The lines from the top of the material below through the line containing "0.15, -0.3, -0.71, -2.0, -3.5, -5.0, -6.5, -8.5, -10.5, -12.64]" are to be printed exactly, with pictures omitted.
— START DATA EXTRACT —
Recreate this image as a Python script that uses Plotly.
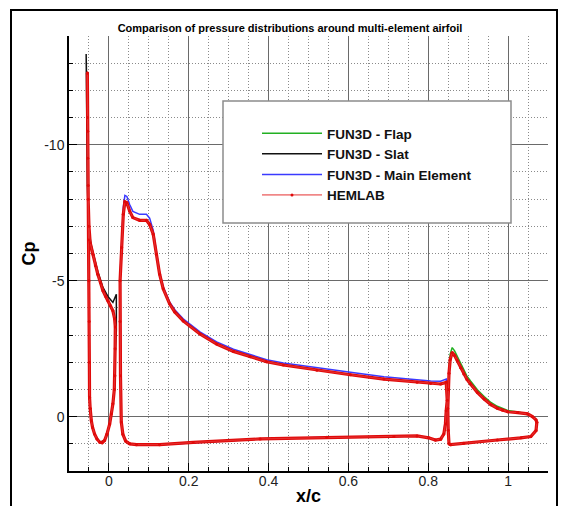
import plotly.graph_objects as go

# ---------------- data ----------------
# HEMLAB - slat (closed loop: LE -> upper -> TE -> lower -> LE)
hem_slat_x = [-0.054, -0.0535, -0.053, -0.052, -0.050, -0.047, -0.040, -0.034, -0.028, -0.021,
              -0.015, -0.008, -0.0025, 0.004, 0.010, 0.0143, 0.016, 0.0155, 0.015, 0.0135,
              0.010, 0.006, 0.002, -0.005, -0.011, -0.017, -0.023, -0.030, -0.036, -0.041,
              -0.044, -0.047, -0.0485, -0.049, -0.0495, -0.050, -0.051, -0.052, -0.053, -0.054]
hem_slat_cp = [-12.64, -11.0, -9.5, -8.0, -7.0, -6.4, -5.97, -5.55, -5.24, -4.92,
               -4.63, -4.42, -4.26, -4.08, -3.89, -3.6, -3.3, -2.5, -1.5, -1.0,
               -0.47, -0.1, 0.27, 0.65, 0.88, 0.96, 0.94, 0.82, 0.64, 0.4,
               0.15, -0.3, -0.71, -2.0, -3.5, -5.0, -6.5, -8.5, -10.5, -12.64]

# HEMLAB - main element
hem_main_x = [0.052, 0.042, 0.035, 0.031, 0.029, 0.028, 0.028, 0.032, 0.036, 0.040,
              0.045, 0.052, 0.060, 0.077, 0.094, 0.102, 0.111, 0.119, 0.127, 0.136,
              0.152, 0.165, 0.186, 0.228, 0.270, 0.312, 0.354, 0.395, 0.437, 0.521,
              0.605, 0.689, 0.772, 0.806, 0.831, 0.845, 0.8475, 0.845, 0.843, 0.839,
              0.831, 0.818, 0.801, 0.772, 0.714, 0.546, 0.379, 0.211, 0.127, 0.069, 0.052]
hem_main_cp = [1.0, 0.9, 0.65, 0.2, -1.5, -3.5, -5.0, -6.22, -7.44, -7.9,
               -7.87, -7.56, -7.32, -7.22, -7.22, -7.07, -6.71, -5.97, -5.24, -4.7,
               -4.15, -3.85, -3.52, -3.04, -2.67, -2.40, -2.20, -2.02, -1.90, -1.71,
               -1.54, -1.38, -1.26, -1.22, -1.20, -1.26, -0.6, -0.22, 0.27, 0.64,
               0.83, 0.86, 0.78, 0.71, 0.73, 0.76, 0.82, 0.95, 1.03, 1.03, 1.0]

# HEMLAB - flap
hem_flap_x = [0.852, 0.850, 0.849, 0.850, 0.852, 0.855, 0.860, 0.866, 0.873, 0.881,
              0.889, 0.897, 0.906, 0.923, 0.940, 0.957, 0.973, 0.986, 0.999, 1.024,
              1.049, 1.061, 1.070, 1.072, 1.070, 1.057, 1.032, 0.973, 0.889, 0.856, 0.852]
hem_flap_cp = [1.0, 0.5, -0.3, -1.0, -1.6, -2.1, -2.36, -2.25, -2.06, -1.8,
               -1.57, -1.37, -1.20, -0.89, -0.65, -0.44, -0.31, -0.23, -0.18, -0.15,
               -0.10, 0.0, 0.12, 0.21, 0.51, 0.73, 0.78, 0.86, 0.98, 1.03, 1.0]

# FUN3D - slat (TE lower -> lower -> LE -> upper -> TE)
f3d_slat_x = [0.0186, 0.016, 0.0135, 0.010, 0.002, -0.011, -0.023, -0.036, -0.044, -0.0485,
              -0.050, -0.052, -0.055, -0.057, -0.056, -0.054, -0.051, -0.045, -0.040, -0.028,
              -0.015, -0.0025, 0.010, 0.0186, 0.0186]
f3d_slat_cp = [-3.16, -2.4, -1.1, -0.47, 0.27, 0.88, 0.94, 0.64, 0.15, -0.71,
               -4.0, -8.0, -11.5, -13.34, -11.0, -8.5, -7.0, -6.35, -6.05, -5.35,
               -4.75, -4.42, -4.2, -4.5, -3.16]

# FUN3D - main element
f3d_main_x = [0.052, 0.042, 0.035, 0.031, 0.029, 0.028, 0.028, 0.032, 0.036, 0.040,
              0.045, 0.052, 0.060, 0.077, 0.094, 0.102, 0.111, 0.119, 0.127, 0.136,
              0.152, 0.165, 0.186, 0.228, 0.270, 0.312, 0.354, 0.395, 0.437, 0.521,
              0.605, 0.689, 0.772, 0.806, 0.831, 0.845, 0.8475, 0.845, 0.843, 0.839,
              0.831, 0.818, 0.801, 0.772, 0.714, 0.546, 0.379, 0.211, 0.127, 0.069, 0.052]
f3d_main_cp = [1.0, 0.9, 0.65, 0.2, -1.5, -3.5, -5.1, -6.4, -7.7, -8.14,
               -8.1, -7.8, -7.55, -7.44, -7.44, -7.3, -6.85, -6.05, -5.3, -4.78,
               -4.22, -3.93, -3.6, -3.12, -2.75, -2.48, -2.28, -2.09, -1.97, -1.79,
               -1.63, -1.47, -1.35, -1.31, -1.30, -1.38, -0.6, -0.22, 0.27, 0.64,
               0.83, 0.86, 0.78, 0.71, 0.73, 0.76, 0.82, 0.95, 1.03, 1.03, 1.0]

# FUN3D - flap
f3d_flap_x = [0.852, 0.850, 0.849, 0.850, 0.852, 0.855, 0.860, 0.866, 0.873, 0.881,
              0.889, 0.897, 0.906, 0.923, 0.940, 0.957, 0.973, 0.986, 0.999, 1.024,
              1.049, 1.061, 1.070, 1.072, 1.070, 1.057, 1.032, 0.973, 0.889, 0.856, 0.852]
f3d_flap_cp = [1.0, 0.5, -0.3, -1.1, -1.75, -2.3, -2.54, -2.42, -2.2, -1.93,
               -1.7, -1.49, -1.31, -0.99, -0.74, -0.52, -0.38, -0.29, -0.23, -0.17,
               -0.10, 0.0, 0.12, 0.21, 0.51, 0.73, 0.78, 0.86, 0.98, 1.03, 1.0]

series_names = ["FUN3D - Flap", "FUN3D - Slat", "FUN3D - Main Element", "HEMLAB"]
series_colors = ["#22b022", "#111111", "#3a3aff", "#e00a0a"]

x_tick_vals = [0, 0.2, 0.4, 0.6, 0.8, 1.0]
x_tick_text = ["0", "0.2", "0.4", "0.6", "0.8", "1"]
y_tick_vals = [-10, -5, 0]
y_tick_text = ["-10", "-5", "0"]
x_minor_vals = [round(-0.1 + 0.05 * i, 2) for i in range(25)]
y_minor_vals = list(range(-14, 3))

title_text = "Comparison of pressure distributions around multi-element airfoil"
x_label = "x/c"
y_label = "Cp"

FONT = "Liberation Sans, Arial, Helvetica, sans-serif"

fig = go.Figure()
fig.add_trace(go.Scatter(x=f3d_flap_x, y=f3d_flap_cp, mode="lines", name=series_names[0],
                         line=dict(color=series_colors[0], width=1.5)))
fig.add_trace(go.Scatter(x=f3d_slat_x, y=f3d_slat_cp, mode="lines", name=series_names[1],
                         line=dict(color=series_colors[1], width=1.5)))
fig.add_trace(go.Scatter(x=f3d_main_x, y=f3d_main_cp, mode="lines", name=series_names[2],
                         line=dict(color=series_colors[2], width=1.5)))

hem_x = hem_slat_x + [None] + hem_main_x + [None] + hem_flap_x
hem_cp = hem_slat_cp + [None] + hem_main_cp + [None] + hem_flap_cp
# dense HEMLAB symbols make the curve look thick: a thick underlay of the same data
fig.add_trace(go.Scatter(x=hem_x, y=hem_cp, mode="lines", name=series_names[3],
                         legendgroup="hem", showlegend=False, connectgaps=False, hoverinfo="skip",
                         line=dict(color=series_colors[3], width=3.2)))
fig.add_trace(go.Scatter(x=hem_x, y=hem_cp, mode="lines+markers", name=series_names[3],
                         legendgroup="hem", connectgaps=False,
                         line=dict(color="#e63030", width=1),
                         marker=dict(color=series_colors[3], size=3)))

L, R, T, B = 69, 18, 36, 35
W, H = 566, 506
pw, ph = W - L - R, H - T - B


def px2paper_x(px):
    return (px - L) / pw


def px2paper_y(py):
    return (H - B - py) / ph


# legend box
fig.add_shape(type="rect", xref="paper", yref="paper",
              x0=px2paper_x(223), x1=px2paper_x(511), y0=px2paper_y(223), y1=px2paper_y(101),
              line=dict(color="#8c8c8c", width=1.5), fillcolor="white", layer="above")
# outer frame
fig.add_shape(type="rect", xref="paper", yref="paper",
              x0=px2paper_x(11), x1=px2paper_x(557), y0=px2paper_y(530), y1=px2paper_y(10),
              line=dict(color="black", width=2), fillcolor="rgba(0,0,0,0)", layer="above")

grid_major = "#6a6a6a"
grid_minor = "#8a8a8a"
minor_dash = "1px,2px"

fig.update_layout(
    width=W, height=H,
    margin=dict(l=L, r=R, t=T, b=B, autoexpand=False),
    paper_bgcolor="white", plot_bgcolor="white",
    font=dict(family=FONT, color="#222222"),
    title=dict(text="<b>" + title_text + "</b>", x=290 / W, xanchor="center", xref="container",
               y=1 - 28 / H, yanchor="middle", yref="container",
               font=dict(size=11, color="black", family=FONT)),
    showlegend=True,
    legend=dict(x=px2paper_x(257), y=px2paper_y(118), xanchor="left", yanchor="top",
                bgcolor="rgba(0,0,0,0)", borderwidth=0, itemwidth=60,
                font=dict(size=13.5, color="#111111", family=FONT, weight="bold"), tracegroupgap=0,
                itemclick=False),
    xaxis=dict(range=[-0.1, 1.1], tickmode="array", tickvals=x_tick_vals, ticktext=x_tick_text,
               showline=True, linecolor="black", linewidth=1.5,
               ticks="inside", ticklen=8, tickcolor="black", tickwidth=1, ticklabelstandoff=-4,
               showgrid=True, gridcolor=grid_major, gridwidth=1, zeroline=False,
               tickfont=dict(size=14, color="#222222"),
               minor=dict(tickmode="array", tickvals=x_minor_vals, ticks="inside", ticklen=4,
                          tickcolor="black", showgrid=True, gridcolor=grid_minor,
                          griddash=minor_dash, gridwidth=1),
               title=dict(text="<b>" + x_label + "</b>", font=dict(size=18, color="black"), standoff=9),
               automargin=False),
    yaxis=dict(range=[2, -14], tickmode="array", tickvals=y_tick_vals, ticktext=y_tick_text,
               showline=True, linecolor="black", linewidth=1.5,
               ticks="inside", ticklen=8, tickcolor="black", tickwidth=1,
               showgrid=True, gridcolor=grid_major, gridwidth=1, zeroline=False,
               tickfont=dict(size=14, color="#222222"),
               minor=dict(tickmode="array", tickvals=y_minor_vals, ticks="inside", ticklen=4,
                          tickcolor="black", showgrid=True, gridcolor=grid_minor,
                          griddash=minor_dash, gridwidth=1),
               title=dict(text="<b>" + y_label + "</b>", font=dict(size=18, color="black"), standoff=4),
               automargin=False),
)

fig.write_html("out.html")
— END DATA EXTRACT —
**FINAL RESULT**
Recreate this image as a Python script that uses Plotly.
import plotly.graph_objects as go

# ---------------- data ----------------
# HEMLAB - slat (closed loop: LE -> upper -> TE -> lower -> LE)
hem_slat_x = [-0.054, -0.0535, -0.053, -0.052, -0.050, -0.047, -0.040, -0.034, -0.028, -0.021,
              -0.015, -0.008, -0.0025, 0.004, 0.010, 0.0143, 0.016, 0.0155, 0.015, 0.0135,
              0.010, 0.006, 0.002, -0.005, -0.011, -0.017, -0.023, -0.030, -0.036, -0.041,
              -0.044, -0.047, -0.0485, -0.049, -0.0495, -0.050, -0.051, -0.052, -0.053, -0.054]
hem_slat_cp = [-12.64, -11.0, -9.5, -8.0, -7.0, -6.4, -5.97, -5.55, -5.24, -4.92,
               -4.63, -4.42, -4.26, -4.08, -3.89, -3.6, -3.3, -2.5, -1.5, -1.0,
               -0.47, -0.1, 0.27, 0.65, 0.88, 0.96, 0.94, 0.82, 0.64, 0.4,
               0.15, -0.3, -0.71, -2.0, -3.5, -5.0, -6.5, -8.5, -10.5, -12.64]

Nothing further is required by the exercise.